Wow, Ted and Ed!!! Congrats to you and the LPC!!


----------



## DeWitt Boice (Aug 26, 2005)

Actually 
I need some oversized white ones
And pink ones might work
I wonder what color the prostrate ones are


----------



## DeWitt Boice (Aug 26, 2005)

Thanks to all those who supported the Centennial Retriever Club this weekend
The list is too long to mention everyone 
Suffice it to say
There were a lot of people who contributed to make this trial a success
Including 4 land owners
Judges who came out of nowhere
Members and non-members
And a pile of great dogs

It turned out to be an easy weekend
Who would have thought


----------



## Tim West (May 27, 2003)

Dee, too busy working to make it up there.
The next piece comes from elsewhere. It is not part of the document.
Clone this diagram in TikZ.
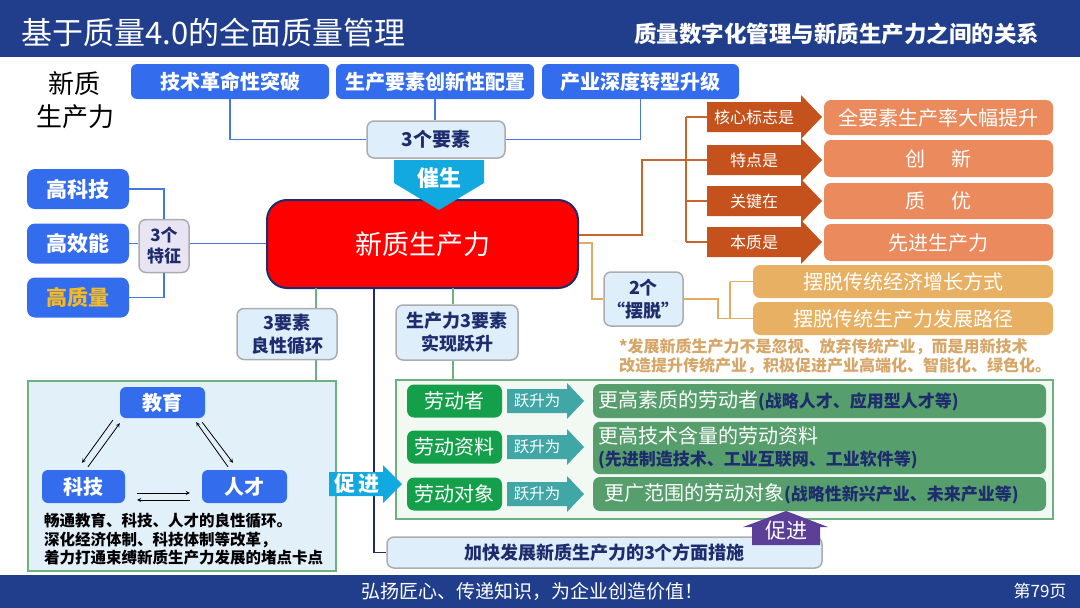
\documentclass[tikz,border=0pt]{standalone}
\usepackage{fontspec}
\setmainfont{Noto Sans CJK SC}
\newcommand{\fsz}[1]{\fontsize{#1}{#1}\selectfont}
\definecolor{hdr}{RGB}{33,62,140}
\definecolor{myblue}{RGB}{52,108,238}
\definecolor{navy}{RGB}{30,44,110}
\definecolor{lineblue}{RGB}{70,120,225}
\definecolor{cyanar}{RGB}{18,168,224}
\definecolor{darkor}{RGB}{197,82,28}
\definecolor{salmon}{RGB}{235,138,92}
\definecolor{tanbox}{RGB}{232,176,98}
\definecolor{tantxt}{RGB}{214,166,104}
\definecolor{lineor}{RGB}{200,100,45}
\definecolor{linetan}{RGB}{228,170,96}
\definecolor{lightbl}{RGB}{222,239,251}
\definecolor{lav}{RGB}{232,228,244}
\definecolor{panelbl}{RGB}{226,240,250}
\definecolor{panelgr}{RGB}{242,249,243}
\definecolor{grline}{RGB}{110,176,128}
\definecolor{green1}{RGB}{20,160,75}
\definecolor{teal1}{RGB}{64,166,166}
\definecolor{dgreen}{RGB}{86,158,108}
\definecolor{purp}{RGB}{92,64,152}
\definecolor{gold}{RGB}{242,186,40}
\definecolor{redbox}{RGB}{255,0,0}
\usetikzlibrary{arrows}

\begin{document}
\begin{tikzpicture}[x=1pt,y=-1pt,>=stealth,
  bbox/.style={fill=myblue,rounded corners=6,text=white,font=\bfseries\fsz{20},inner sep=0},
  lbox/.style={fill=lightbl,draw=gray!65,line width=1.5,rounded corners=7,text=navy,align=center,inner sep=0},
  blueln/.style={draw=lineblue,line width=1.5},
  orangeln/.style={draw=lineor,line width=1.8},
  tanln/.style={draw=linetan,line width=1.8},
  greenln/.style={draw=grline,line width=1.8},
  navyln/.style={draw=navy,line width=1.5},
  thinar/.style={->,line width=0.8}]
  \useasboundingbox (0,0) rectangle (1080,608);

  % header and footer
  \fill[hdr] (0,0) rectangle (1080,57);
  \fill[hdr] (0,575) rectangle (1080,608);
  \node[text=white,font=\fsz{31},anchor=west] (ttl) at (18,33) {基于质量4.0的全面质量管理};
  \node[text=white,font=\bfseries\fsz{22.5},anchor=east] (sub) at (1043,34) {质量数字化管理与新质生产力之间的关系};
  \node[text=white,font=\fsz{19}] (ftr) at (532,591) {弘扬匠心、传递知识，为企业创造价值！};
  \node[text=white,font=\fsz{17},anchor=east] (pg) at (1070,591) {第79页};

  \node[font=\fontsize{26}{33}\selectfont,align=center] (lbl) at (75,100) {新质\\生产力};

  % three factors
  \node[bbox,minimum width=198,minimum height=35] (tech) at (230,81.5) {技术革命性突破};
  \node[bbox,minimum width=198,minimum height=35] (fac) at (435,81.5) {生产要素创新性配置};
  \node[bbox,minimum width=197,minimum height=35] (ind) at (640.5,81.5) {产业深度转型升级};
  \node[lbox,minimum width=138,minimum height=37,font=\bfseries\fsz{19}] (ys) at (436,139.5) {3个要素};
  \draw[blueln] (tech.south) |- (ys.west);
  \draw[blueln] (fac.south) -- (fac.south |- ys.north);
  \draw[blueln] (ind.south) |- (ys.east);

  % core
  \node[fill=redbox,draw=navy,line width=2,rounded corners=20,minimum width=311,minimum height=88,
        text=white,font=\fsz{27}] (core) at (422.5,244) {新质生产力};
  \fill[cyanar] (394,160) -- (484,160) -- (484,183) -- (439,210) -- (394,183) -- cycle;
  \node[text=white,font=\bfseries\fsz{22}] (cs) at (439,178) {催生};

  % three features
  \foreach \y/\t/\n in {189/高科技/hk, 243.5/高效能/hx, 297.5/\textcolor{gold}{高质量}/hz}
    \node[bbox,minimum width=102,minimum height=40,rounded corners=8,font=\bfseries\fsz{21}] (\n) at (78,\y) {\t};
  \node[lbox,fill=lav,minimum width=50,minimum height=53,font=\bfseries\fontsize{17}{21}\selectfont] (tz) at (164,246) {3个\\特征};
  \draw[blueln] (hk.east) -| (tz.north);
  \draw[blueln] (hz.east) -| (tz.south);
  \draw[blueln] (hx.east) -- (tz.west |- hx.east);
  \draw[blueln] (tz.east |- hx.east) -- (core.west |- hx.east);

  % orange branch
  \foreach \y/\t/\n in {117/核心标志是/k1, 160/特点是/k2, 201/关键在/k3, 242/本质是/k4}{
    \fill[darkor] (707,\y-15) -- (801,\y-15) -- (801,\y-22) -- (822,\y) -- (801,\y+22) -- (801,\y+15) -- (707,\y+15) -- cycle;
    \node[text=white,font=\fsz{16},minimum width=94,inner sep=0] (\n) at (754,\y) {\t};
  }
  \foreach \y/\h/\t/\n in {117.5/35/全要素生产率大幅提升/r1, 158.5/37/创\hspace{1.3em}新/r2,
                           201/36/质\hspace{1.3em}优/r3, 242.5/37/先进生产力/r4}
    \node[fill=salmon,rounded corners=7,minimum width=229,minimum height=\h,text=white,font=\fsz{20}] (\n) at (938.5,\y) {\t};
  \coordinate (oj) at (642,235);
  \coordinate (ot) at (686,117);
  \coordinate (ob) at (686,242);
  \draw[orangeln] (core.east |- oj) -- (oj) |- (k2.west);
  \draw[orangeln] (ot) -- (ob);
  \foreach \n in {k1,k3,k4}
    \draw[orangeln] (ot |- \n.west) -- (\n.west);

  % two breakaways
  \node[lbox,minimum width=79,minimum height=54,font=\bfseries\fontsize{18}{23}\selectfont] (bt) at (643.5,299) {2个\\“摆脱”};
  \node[fill=tanbox,rounded corners=7,minimum width=300,minimum height=33,text=white,font=\fsz{20}] (tb1) at (903,281.5) {摆脱传统经济增长方式};
  \node[fill=tanbox,rounded corners=7,minimum width=300,minimum height=33,text=white,font=\fsz{20}] (tb2) at (903,318.5) {摆脱传统生产力发展路径};
  \coordinate (tj) at (592,243);
  \coordinate (tv) at (730,300);
  \draw[tanln] (core.east |- tj) -- (tj) |- (bt.west);
  \draw[tanln] (bt.east) -- ++(34,0) |- (tb2.west);
  \draw[tanln] (tv |- tb1.west) -- (tb1.west);
  \draw[tanln] (tv |- tb1.west) -- (tv |- tb2.west);
  \node[anchor=west,inner sep=0,text=tantxt,font=\bfseries\fontsize{16}{19}\selectfont,align=left] (note) at (619,356)
    {*发展新质生产力不是忽视、放弃传统产业，而是用新技术\\改造提升传统产业，积极促进产业高端化、智能化、绿色化。};

  % lower panels
  \node[draw=grline,fill=panelbl,line width=1.2,minimum width=308,minimum height=190] (lp) at (182,476) {};
  \node[draw=grline,fill=panelgr,line width=1.2,minimum width=657,minimum height=139] (rp) at (724.5,449.5) {};
  \node[lbox,minimum width=100,minimum height=51,font=\bfseries\fontsize{18}{23}\selectfont] (ly) at (287,334) {3要素\\良性循环};
  \node[lbox,minimum width=122,minimum height=55,font=\bfseries\fontsize{18}{23}\selectfont] (sy) at (457,332.5) {生产力3要素\\实现跃升};
  \node[lbox,minimum width=435,minimum height=31,font=\bfseries\fsz{18}] (jk) at (604.5,552.5) {加快发展新质生产力的3个方面措施};
  \coordinate (g1) at (316,288);
  \coordinate (g2) at (453,288);
  \coordinate (n1) at (374,288);
  \draw[greenln] (g1) -- (g1 |- ly.north);
  \draw[greenln] (g1 |- ly.south) -- (g1 |- lp.north);
  \draw[greenln] (g2) -- (g2 |- sy.north);
  \draw[greenln] (g2 |- sy.south) -- (g2 |- rp.north);
  \draw[navyln] (n1) |- (jk.west);

  % virtuous circle
  \node[bbox,minimum width=85,minimum height=31] (jy) at (162.5,402.5) {教育};
  \node[bbox,minimum width=83,minimum height=33] (kj) at (83.5,486.5) {科技};
  \node[bbox,minimum width=85,minimum height=33] (rc) at (244.5,486.5) {人才};
  \draw[thinar] ([shift={(-7,2)}]jy.south west) -- ([shift={(-1.5,-7)}]kj.north);
  \draw[thinar] ([shift={(4.5,-3)}]kj.north) -- ([shift={(0,5)}]jy.south west);
  \draw[thinar] ([shift={(-3,4)}]jy.south east) -- ([shift={(-11.5,-7)}]rc.north);
  \draw[thinar] ([shift={(-16.5,-3)}]rc.north) -- ([shift={(-9,4)}]jy.south east);
  \draw[thinar] ([shift={(12,6.5)}]kj.east) -- ([shift={(-12,6.5)}]rc.west);
  \draw[thinar] ([shift={(-12,13.5)}]rc.west) -- ([shift={(12,13.5)}]kj.east);
  \node[anchor=north west,inner sep=0,font=\bfseries\fontsize{15.5}{18.5}\selectfont,align=left] (lt) at (44,513)
    {畅通教育、科技、人才的良性循环。\\深化经济体制、科技体制等改革，\\着力打通束缚新质生产力发展的堵点卡点};

  % promote
  \fill[cyanar] (329,472) -- (383,472) -- (383,465) -- (402,484) -- (383,503) -- (383,496) -- (329,496) -- cycle;
  \node[text=white,font=\bfseries\fsz{21}] (cj) at (357,484) {促\,进};

  % labour rows
  \foreach \y/\t/\n in {401/劳动者/w1, 447/劳动资料/w2, 494/劳动对象/w3}{
    \node[fill=green1,rounded corners=7,minimum width=95,minimum height=33,inner sep=0,text=white,font=\fsz{20}] (\n) at (454.5,\y) {\t};
    \fill[teal1] (507,\y-12) -- (567,\y-12) -- (567,\y-18) -- (584,\y) -- (567,\y+18) -- (567,\y+12) -- (507,\y+12) -- cycle;
    \node[text=white,font=\fsz{15.5},inner sep=0] (\n u) at (537,\y) {跃升为};
  }
  \node[fill=dgreen,rounded corners=7,minimum width=453,minimum height=34,text width=443,align=left,inner sep=5,
        text=white,font=\fsz{20}] (d1) at (819.5,401)
    {更高素质的劳动者{\color{navy}\bfseries\fsz{17}(战略人才、应用型人才等)}};
  \node[fill=dgreen,rounded corners=7,minimum width=453,minimum height=48,text width=443,align=left,inner sep=5,
        text=white,font=\fontsize{20}{22}\selectfont] (d2) at (819.5,448)
    {更高技术含量的劳动资料\\{\color{navy}\bfseries\fsz{17}(先进制造技术、工业互联网、工业软件等)}};
  \node[fill=dgreen,rounded corners=7,minimum width=453,minimum height=34,text width=443,align=left,inner sep=5,
        text=white,font=\fsz{20}] (d3) at (819.5,494)
    {\hspace{6pt}更广范围的劳动对象{\color{navy}\bfseries\fsz{17}(战略性新兴产业、未来产业等)}};

  % promote up
  \fill[purp] (752,545) -- (752,527) -- (743,527) -- (786,511) -- (828,527) -- (820,527) -- (820,545) -- cycle;
  \node[text=white,font=\fsz{21}] (pj) at (786,531) {促进};
\end{tikzpicture}
\end{document}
Joseph McCann has had Jefe for his summer trip which gives him some real training for the first time in a few years. I hear he's a gentlemen on the line now (is this my dog?) and has corrected his deficient left back problem but there is still Jefe's desire to go longer than required on long retireds.
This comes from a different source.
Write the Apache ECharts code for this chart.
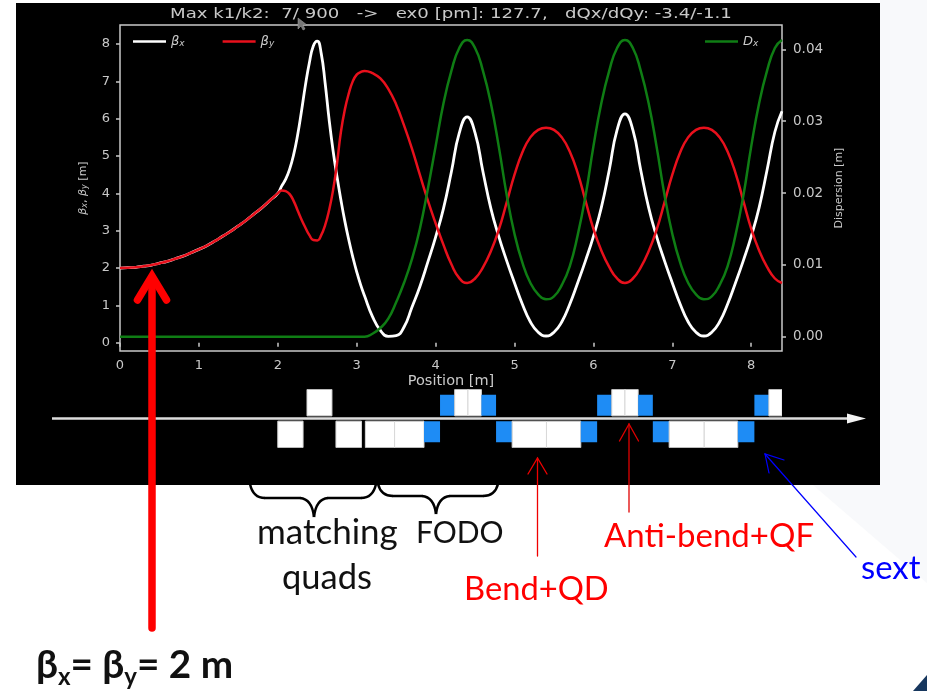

Hopefully he will be tuned up for the fall to lessen the effects of me screwing him up. Joseph is a very good dog trainer, and I'm glad he was able to help Jefe, AKA Jeff.

Why don't you come down and run Cimarron in October? Tell Ted to stay home!


----------



## Ken Guthrie (Oct 1, 2003)

I don't know if FOM was at this trial...........

But either way, I wanted to say congrats to her and Bullet too.


----------



## Ted Shih (Jan 20, 2003)

Thanks to the efforts of Dee Boice and Kenny Trott for putting on this trial, to the judges - Doug Grimes, Ron Geels, Butch Green, Tracey Jensen, Barbara Branstad, and Wayne Jensen, and to all of the many others who worked this weekend so that others could play


----------



## Ted Shih (Jan 20, 2003)

Tim West said:


> Why don't you come down and run Cimarron in October? Tell Ted to stay home!


Tim

I am on the Field Trial Committee for Omaha, so will be there not at Cimarron this fall.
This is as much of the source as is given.